Is that it for Massey?



That would be Maunder's book.

I'll consider picking it up sometime during the term, probably during the spring.

 

[devious_]

Get Willard's .

 

[matt grime]

Ah, yes, my mistake. I always get that wrong. The fundamental group of something with genus g is the free group on 2g letters modded out by 'the simplest relation' ie that

x_1x_2x_3\ldots x_{2g}x_1^{-1}\ldots x_{2g}^{-1}=1

 

[JasonRox]

Get Willard's .

I'm looking for Algebraic Topology.

 

[mathwonk]

hatchers book is well regarded graduate level alg top book, but i myself find it a little offputting.

on the other hand many people find the classic text by spanier offputting and i like it.

both are more encyclopedic though.

actual readable books are something more like works by massey, or william fulton, or vick, or a chapter in volume 1 of spivaks diff geom for the diff point of view, or munkres, or maybe marvin greenberg, or diff forms in alg top by bott and tu.
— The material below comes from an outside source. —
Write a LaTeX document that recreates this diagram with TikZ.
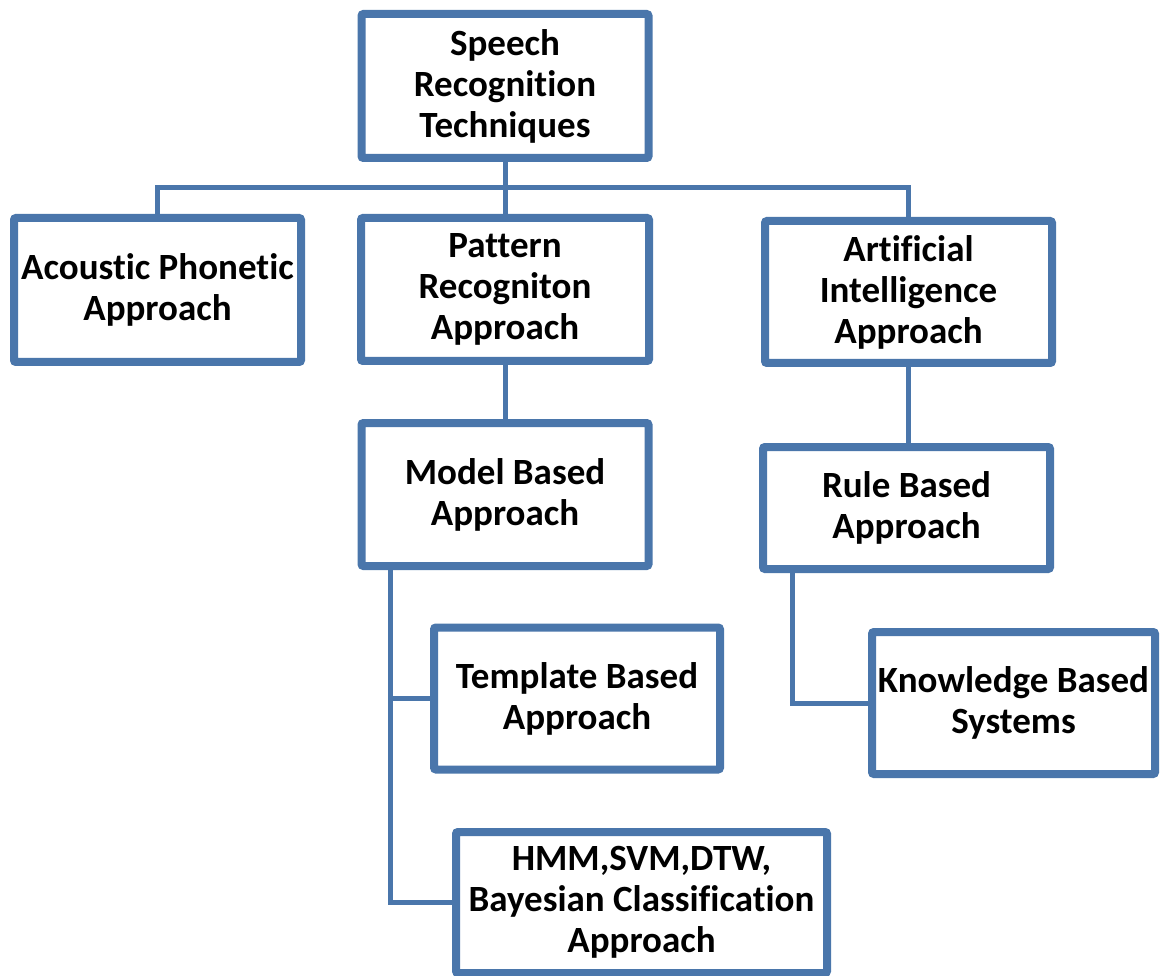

note all these books (except vick) are reasonably priced compared to many math books today.

bott and tu is more advanced than the others but it is excellent.

 

[JasonRox]

hatchers book is well regarded graduate level alg top book, but i myself find it a little offputting.
on the other hand many people find the classic text by spanier offputting and i like it.
both are more encyclopedic though.
actual readable books are something more like works by massey, or william fulton, or vick, or a chapter in volume 1 of spivaks diff geom for the diff point of view, or munkres, or maybe marvin greenberg, or diff forms in alg top by bott and tu.
note all these books (except vick) are reasonably priced compared to many math books today.
bott and tu is more advanced than the others but it is excellent.

I'm going to go look at the University Library, and I'll see what I like.

Hopefully, they are readable.

 

[JasonRox]

Well, I know the University Library has Massey's Introduction to Topology.

That's good news, but haven't had a change to get a look at it yet.

Like in the earlier post, I hope I find it readable.